Every entry should be repeated exactly. Omit the pictures.

Plotting code records
'''

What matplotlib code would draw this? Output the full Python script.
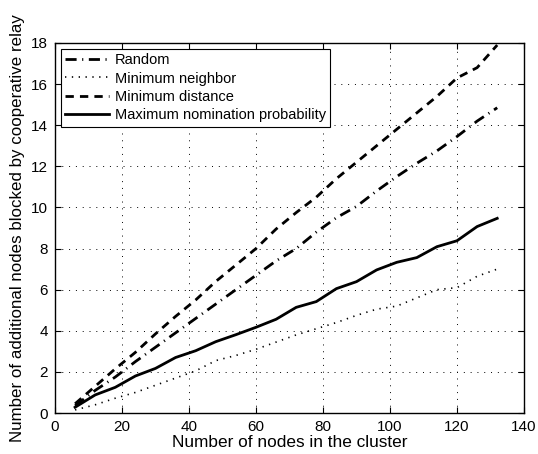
import matplotlib

matplotlib.use("Agg")

import matplotlib.pyplot as plt

plt.rcParams["font.family"] = ["Liberation Sans", "DejaVu Sans"]

# cluster sizes and blocked-node counts for each relay selection rule
nodes = [6, 12, 18, 24, 30, 36, 42, 48, 54, 60, 66, 72, 78, 84, 90, 96, 102, 108, 114, 120, 126, 132]
random_sel = [0.35, 1.1, 1.75, 2.5, 3.2, 3.9, 4.6, 5.3, 6.0, 6.7, 7.4, 8.0, 8.8, 9.5, 10.05,
              10.8, 11.5, 12.15, 12.75, 13.45, 14.2, 14.85]
min_neighbor = [0.15, 0.4, 0.72, 1.0, 1.35, 1.7, 2.05, 2.55, 2.8, 3.1, 3.45, 3.8, 4.1, 4.4,
                4.75, 5.05, 5.2, 5.6, 6.0, 6.1, 6.65, 7.0]
min_distance = [0.45, 1.3, 2.15, 2.95, 3.85, 4.7, 5.5, 6.4, 7.2, 8.0, 8.95, 9.75, 10.5, 11.4,
                12.2, 13.0, 13.8, 14.6, 15.4, 16.3, 16.8, 17.9]
max_nomination = [0.28, 0.88, 1.25, 1.8, 2.17, 2.7, 3.03, 3.47, 3.81, 4.17, 4.56, 5.14, 5.42,
                  6.05, 6.39, 6.96, 7.33, 7.56, 8.09, 8.38, 9.07, 9.47]

labels = ["Random", "Minimum neighbor", "Minimum distance", "Maximum nomination probability"]
x_ticks = [0, 20, 40, 60, 80, 100, 120, 140]
y_ticks = [0, 2, 4, 6, 8, 10, 12, 14, 16, 18]

fig = plt.figure(figsize=(5.38, 4.54), dpi=100)
ax = fig.add_axes([0.1022, 0.0903, 0.8718, 0.815])

ax.plot(nodes, random_sel, color="k", lw=2, linestyle=(0, (4, 2, 0.4, 2)), label=labels[0])
ax.plot(nodes, min_neighbor, color="k", lw=1.2, linestyle=(0, (0.8, 3.3)), label=labels[1])
ax.plot(nodes, min_distance, color="k", lw=2, linestyle=(0, (3, 2.2)), label=labels[2])
ax.plot(nodes, max_nomination, color="k", lw=2, linestyle="-", label=labels[3])

ax.set_xlim(0, 140)
ax.set_ylim(0, 18)
ax.set_xticks(x_ticks)
ax.set_yticks(y_ticks)
ax.tick_params(direction="in", length=4, width=0.8, labelsize=11,
               top=True, right=True, pad=5)
for spine in ax.spines.values():
    spine.set_linewidth(1.0)

ax.grid(True, color="k", linewidth=0.7, linestyle=(0, (1, 6)))
ax.set_axisbelow(True)

ax.set_xlabel("Number of nodes in the cluster", fontsize=12.4, labelpad=1)
ax.set_ylabel("Number of additional nodes blocked by cooperative relay", fontsize=12.2, labelpad=4)

leg = ax.legend(loc="upper left", fontsize=10.5, handlelength=3.0, handletextpad=0.4,
                borderaxespad=0.4, borderpad=0.3, labelspacing=0.3, fancybox=False,
                framealpha=1, edgecolor="k")
leg.get_frame().set_linewidth(0.8)

fig.savefig("out.png", dpi=100, facecolor="white")
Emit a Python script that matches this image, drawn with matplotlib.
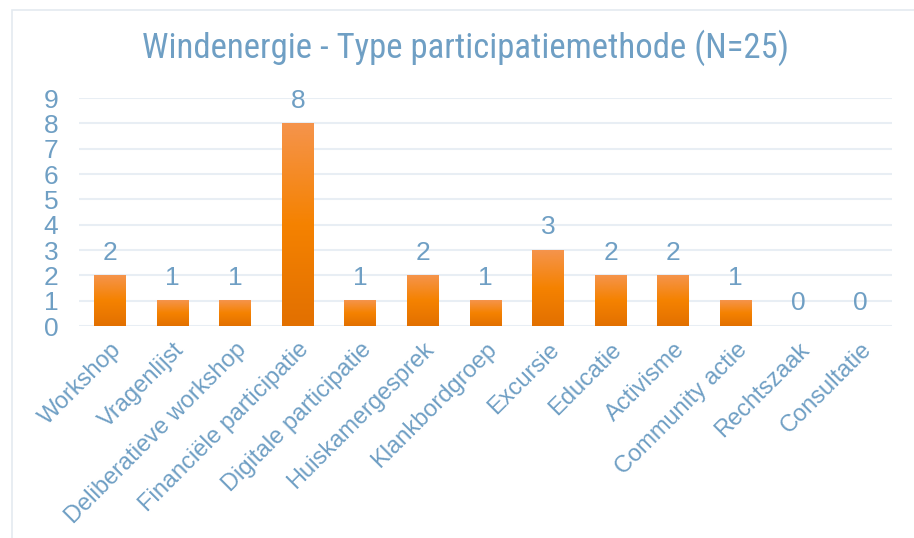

'''

### Result
What matplotlib code would draw this? Output the full Python script.
import matplotlib

matplotlib.use("Agg")

import matplotlib.pyplot as plt

plt.rcParams["font.family"] = ["Liberation Sans", "DejaVu Sans"]

# cluster sizes and blocked-node counts for each relay selection rule
nodes = [6, 12, 18, 24, 30, 36, 42, 48, 54, 60, 66, 72, 78, 84, 90, 96, 102, 108, 114, 120, 126, 132]
random_sel = [0.35, 1.1, 1.75, 2.5, 3.2, 3.9, 4.6, 5.3, 6.0, 6.7, 7.4, 8.0, 8.8, 9.5, 10.05,
              10.8, 11.5, 12.15, 12.75, 13.45, 14.2, 14.85]
min_neighbor = [0.15, 0.4, 0.72, 1.0, 1.35, 1.7, 2.05, 2.55, 2.8, 3.1, 3.45, 3.8, 4.1, 4.4,
                4.75, 5.05, 5.2, 5.6, 6.0, 6.1, 6.65, 7.0]
min_distance = [0.45, 1.3, 2.15, 2.95, 3.85, 4.7, 5.5, 6.4, 7.2, 8.0, 8.95, 9.75, 10.5, 11.4,
                12.2, 13.0, 13.8, 14.6, 15.4, 16.3, 16.8, 17.9]
max_nomination = [0.28, 0.88, 1.25, 1.8, 2.17, 2.7, 3.03, 3.47, 3.81, 4.17, 4.56, 5.14, 5.42,
                  6.05, 6.39, 6.96, 7.33, 7.56, 8.09, 8.38, 9.07, 9.47]

labels = ["Random", "Minimum neighbor", "Minimum distance", "Maximum nomination probability"]
x_ticks = [0, 20, 40, 60, 80, 100, 120, 140]
y_ticks = [0, 2, 4, 6, 8, 10, 12, 14, 16, 18]

fig = plt.figure(figsize=(5.38, 4.54), dpi=100)
ax = fig.add_axes([0.1022, 0.0903, 0.8718, 0.815])

ax.plot(nodes, random_sel, color="k", lw=2, linestyle=(0, (4, 2, 0.4, 2)), label=labels[0])
ax.plot(nodes, min_neighbor, color="k", lw=1.2, linestyle=(0, (0.8, 3.3)), label=labels[1])
ax.plot(nodes, min_distance, color="k", lw=2, linestyle=(0, (3, 2.2)), label=labels[2])
ax.plot(nodes, max_nomination, color="k", lw=2, linestyle="-", label=labels[3])

ax.set_xlim(0, 140)
ax.set_ylim(0, 18)
ax.set_xticks(x_ticks)
ax.set_yticks(y_ticks)
ax.tick_params(direction="in", length=4, width=0.8, labelsize=11,
               top=True, right=True, pad=5)
for spine in ax.spines.values():
    spine.set_linewidth(1.0)

ax.grid(True, color="k", linewidth=0.7, linestyle=(0, (1, 6)))
ax.set_axisbelow(True)

ax.set_xlabel("Number of nodes in the cluster", fontsize=12.4, labelpad=1)
ax.set_ylabel("Number of additional nodes blocked by cooperative relay", fontsize=12.2, labelpad=4)

leg = ax.legend(loc="upper left", fontsize=10.5, handlelength=3.0, handletextpad=0.4,
                borderaxespad=0.4, borderpad=0.3, labelspacing=0.3, fancybox=False,
                framealpha=1, edgecolor="k")
leg.get_frame().set_linewidth(0.8)

fig.savefig("out.png", dpi=100, facecolor="white")
Emit a Python script that matches this image, drawn with matplotlib.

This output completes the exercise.